> [ROWS]:
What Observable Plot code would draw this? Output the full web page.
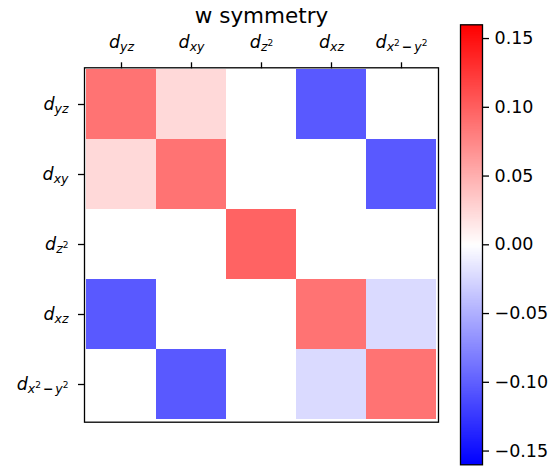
<!DOCTYPE html>
<html>
<head>
<meta charset="utf-8">
<script src="https://cdn.jsdelivr.net/npm/d3@7"></script>
<script src="https://cdn.jsdelivr.net/npm/@observablehq/plot@0.6"></script>
<style>
  html, body { margin: 0; padding: 0; background: white; }
  #chart { position: relative; width: 553px; height: 467px; }
  #chart svg { position: absolute; left: 0; top: 0; }
</style>
</head>
<body>
<div id="chart"></div>
<script>
// ---- data ----
const titleText = "w symmetry";
const orbitals = ["yz", "xy", "z2", "xz", "x2y2"];   // rows (top→bottom) and columns (left→right)
const rowYZ   = [ 0.088,  0.024,  0.000, -0.104,  0.000];
const rowXY   = [ 0.024,  0.088,  0.000,  0.000, -0.104];
const rowZ2   = [ 0.000,  0.000,  0.098,  0.000,  0.000];
const rowXZ   = [-0.104,  0.000,  0.000,  0.088, -0.023];
const rowX2Y2 = [ 0.000, -0.104,  0.000, -0.023,  0.088];
const vmax = 0.16;
const colorbarTicks = [-0.15, -0.10, -0.05, 0.00, 0.05, 0.10, 0.15];

const rows = [rowYZ, rowXY, rowZ2, rowXZ, rowX2Y2];
const cells = [];
rows.forEach((r, i) => r.forEach((v, j) => cells.push({row: orbitals[i], col: orbitals[j], value: v})));

const colorScale = {type: "linear", domain: [-vmax, 0, vmax], range: ["#0000ff", "#ffffff", "#ff0000"], interpolate: "rgb"};

const W = 553, H = 467;
const main = Plot.plot({
  width: W, height: H,
  marginLeft: 84, marginRight: 115, marginTop: 67.3, marginBottom: 45.3,
  style: {fontFamily: "DejaVu Sans", fontSize: "17px", background: "transparent", color: "black"},
  x: {domain: orbitals, padding: 0},
  y: {domain: orbitals, padding: 0},
  color: colorScale,
  marks: [
    Plot.cell(cells, {x: "col", y: "row", fill: "value", inset: 0}),
    Plot.frame({stroke: "black", strokeWidth: 1.3}),
    Plot.axisX({anchor: "top", tickSize: 6, tickPadding: 14, strokeWidth: 1.3, tickFormat: d => d, label: null}),
    Plot.axisY({anchor: "left", tickSize: 6, tickPadding: 10, strokeWidth: 1.3, tickFormat: d => d, label: null}),
    Plot.text([titleText], {frameAnchor: "top", dy: -45.3, lineAnchor: "bottom", fontSize: 21.5})
  ]
});

// render orbital names as math-style labels d_{...}
const NS = "http://www.w3.org/2000/svg";
function mathLabel(el, key) {
  while (el.firstChild) el.removeChild(el.firstChild);
  const add = (s, attrs) => {
    const t = document.createElementNS(NS, "tspan");
    t.textContent = s;
    for (const k in attrs) t.setAttribute(k, attrs[k]);
    el.appendChild(t);
  };
  add("d", {"font-style": "italic", "font-size": 17.5});
  const sub = {"font-size": 12.5, "font-style": "italic"};
  if (key === "x2y2") {
    add("x", {...sub, dy: 3});
    add("2", {"font-size": 9, dy: -5});
    add("\u2212", {"font-size": 12.5, dy: 5, dx: 2, "font-weight": "bold"});
    add("y", {...sub, dx: 2});
    add("2", {"font-size": 9, dy: -5});
  } else if (key === "z2") {
    add("z", {...sub, dy: 3});
    add("2", {"font-size": 9, dy: -5});
  } else {
    add(key, {...sub, dy: 3});
  }
}
main.querySelectorAll('g[aria-label="x-axis tick label"] text, g[aria-label="y-axis tick label"] text')
  .forEach(el => mathLabel(el, el.textContent));

const cbar = Plot.plot({
  width: W, height: H,
  marginLeft: 460, marginRight: 71, marginTop: 24.3, marginBottom: 2.7,
  style: {fontFamily: "DejaVu Sans", fontSize: "17.5px", background: "transparent", color: "black"},
  x: {domain: [0, 1], axis: null},
  y: {domain: [-vmax, vmax]},
  color: colorScale,
  marks: [
    Plot.raster({x1: 0, x2: 1, y1: -vmax, y2: vmax, width: 1, height: 320, fill: (x, y) => y, imageRendering: "auto"}),
    Plot.frame({stroke: "black", strokeWidth: 1.3}),
    Plot.axisY({anchor: "right", ticks: colorbarTicks, tickFormat: d3.format(".2f"), tickSize: 6, tickPadding: 6, strokeWidth: 1.3, label: null})
  ]
});

const chart = document.getElementById("chart");
chart.appendChild(main);
chart.appendChild(cbar);
</script>
</body>
</html>
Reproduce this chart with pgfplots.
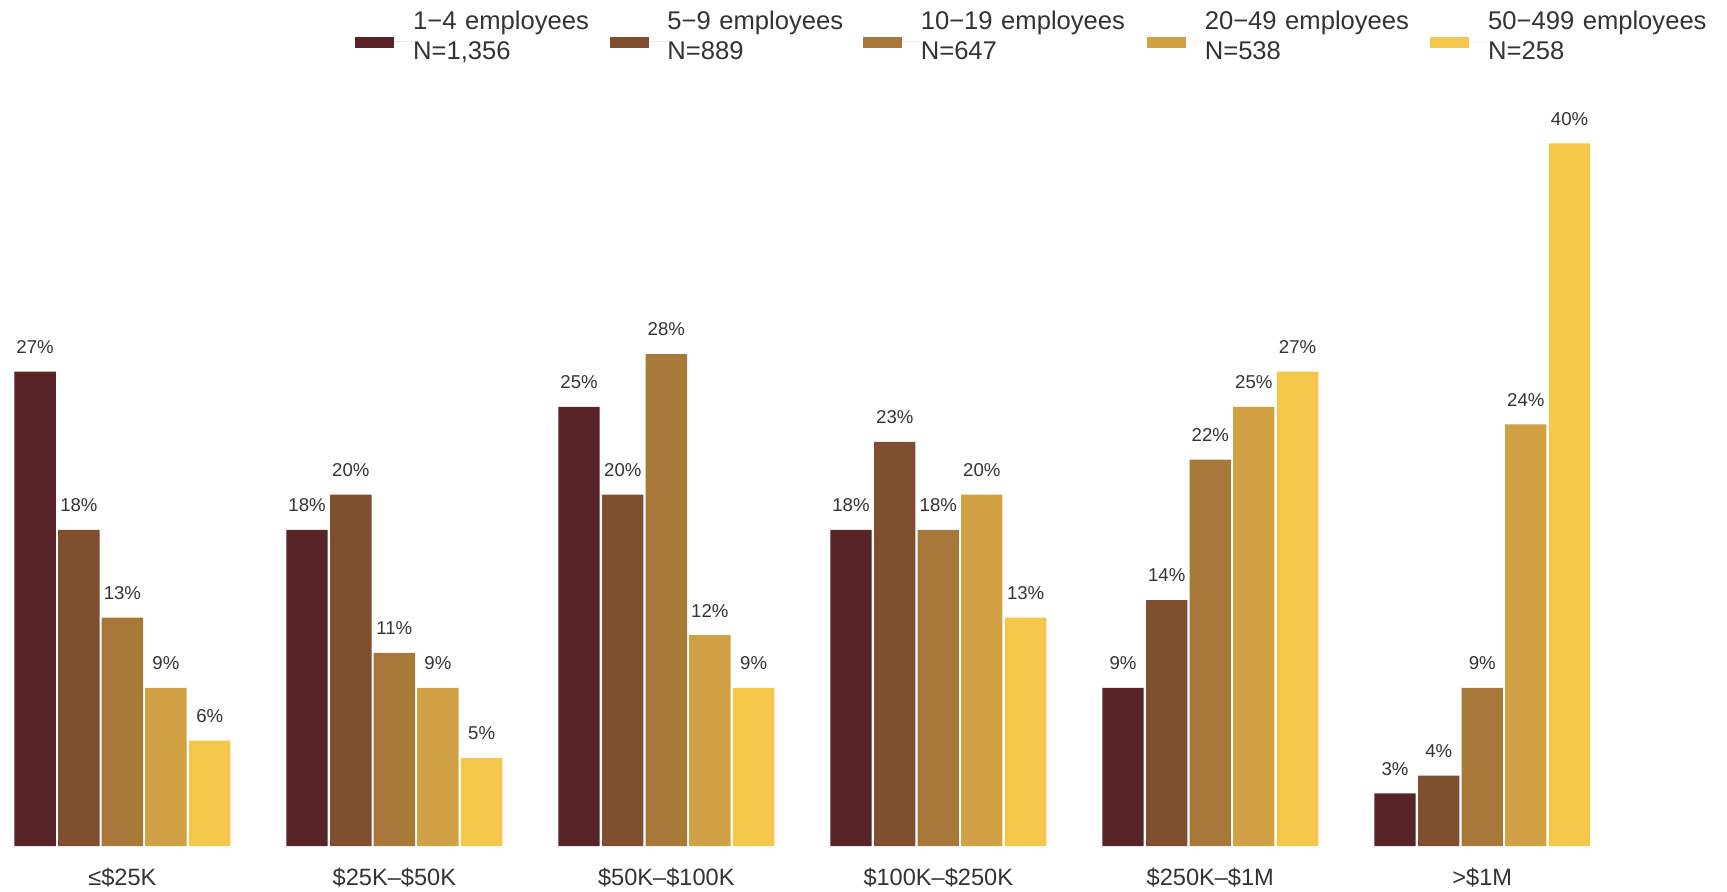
\documentclass[border=0pt]{standalone}
\usepackage{pgfplots}
\pgfplotsset{compat=1.18}
\usepackage{fontspec}
\setmainfont{Liberation Sans}
\setlength{\parindent}{0pt}
\definecolor{c1}{HTML}{582326}
\definecolor{c2}{HTML}{7F4E2F}
\definecolor{c3}{HTML}{A8773A}
\definecolor{c4}{HTML}{D0A043}
\definecolor{c5}{HTML}{F4C74B}
\definecolor{txt}{HTML}{333333}
\begin{document}
\begin{tikzpicture}
\begin{axis}[
 scale only axis, width=863.5pt, height=423pt,
 xmin=-0.45, xmax=5.9, ymin=0, ymax=48.16,
 axis line style={draw=none}, major tick length=0pt,
 ytick=\empty, xtick={0,...,5},
 xticklabels={{≤\$25K},{\$25K–\$50K},{\$50K–\$100K},{\$100K–\$250K},{\$250K–\$1M},{>\$1M}},
 xticklabel style={font=\fontsize{11.8}{13}\selectfont, text=txt, yshift=-7.4pt},
 /pgf/number format/assume math mode=true,
 ybar, bar shift=0pt, bar width=0.152,
 nodes near coords={\pgfmathprintnumber{\pgfplotspointmeta}\%},
 every node near coord/.append style={font=\fontsize{9.3}{11}\selectfont, text=txt, anchor=south, yshift=5.5pt},
 legend columns=5,
 legend style={draw=none, fill=none, at={(rel axis cs:0.20556,1)}, anchor=north west, yshift=-5.3pt, inner sep=0pt,
   font=\fontsize{12.8}{15}\selectfont, text=txt, cells={align=left}, nodes={inner sep=0pt}},
 legend cell align=left,
 legend image code/.code={\fill[#1] (0pt,-12.95pt) rectangle (19.5pt,-7.45pt); \path (0pt,-10pt) -- (28.85pt,-10pt);},
 clip=false,
]
\addplot[fill=c1, draw=none] coordinates {(-0.321,27) (0.679,18) (1.679,25) (2.679,18) (3.679,9) (4.679,3)};
\addlegendentry[text width=98.3pt]{1−4 employees\\N=1,356}
\addplot[fill=c2, draw=none] coordinates {(-0.160,18) (0.840,20) (1.840,20) (2.840,23) (3.840,14) (4.840,4)};
\addlegendentry[text width=97.85pt]{5−9 employees\\N=889}
\addplot[fill=c3, draw=none] coordinates {(0,13) (1,11) (2,28) (3,18) (4,22) (5,9)};
\addlegendentry[text width=113.15pt]{10−19 employees\\N=647}
\addplot[fill=c4, draw=none] coordinates {(0.160,9) (1.160,9) (2.160,12) (3.160,20) (4.160,25) (5.160,24)};
\addlegendentry[text width=112.8pt]{20−49 employees\\N=538}
\addplot[fill=c5, draw=none] coordinates {(0.321,6) (1.321,5) (2.321,9) (3.321,13) (4.321,27) (5.321,40)};
\addlegendentry[text width=115pt]{50−499 employees\\N=258}
\end{axis}
\pgfresetboundingbox
\path[use as bounding box] (0,-22.5pt) rectangle (863.5pt,423pt);
\end{tikzpicture}
\end{document}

> [PROBLEM TO WORK ON]: Everything from the first line of the listing above through the line that contains "rows.forEach((r, i) =>" is to be restated word for word, minus the pictures.

> [WORKED ANSWER]:
What Observable Plot code would draw this? Output the full web page.
<!DOCTYPE html>
<html>
<head>
<meta charset="utf-8">
<script src="https://cdn.jsdelivr.net/npm/d3@7"></script>
<script src="https://cdn.jsdelivr.net/npm/@observablehq/plot@0.6"></script>
<style>
  html, body { margin: 0; padding: 0; background: white; }
  #chart { position: relative; width: 553px; height: 467px; }
  #chart svg { position: absolute; left: 0; top: 0; }
</style>
</head>
<body>
<div id="chart"></div>
<script>
// ---- data ----
const titleText = "w symmetry";
const orbitals = ["yz", "xy", "z2", "xz", "x2y2"];   // rows (top→bottom) and columns (left→right)
const rowYZ   = [ 0.088,  0.024,  0.000, -0.104,  0.000];
const rowXY   = [ 0.024,  0.088,  0.000,  0.000, -0.104];
const rowZ2   = [ 0.000,  0.000,  0.098,  0.000,  0.000];
const rowXZ   = [-0.104,  0.000,  0.000,  0.088, -0.023];
const rowX2Y2 = [ 0.000, -0.104,  0.000, -0.023,  0.088];
const vmax = 0.16;
const colorbarTicks = [-0.15, -0.10, -0.05, 0.00, 0.05, 0.10, 0.15];

const rows = [rowYZ, rowXY, rowZ2, rowXZ, rowX2Y2];
const cells = [];
rows.forEach((r, i) => r.forEach((v, j) => cells.push({row: orbitals[i], col: orbitals[j], value: v})));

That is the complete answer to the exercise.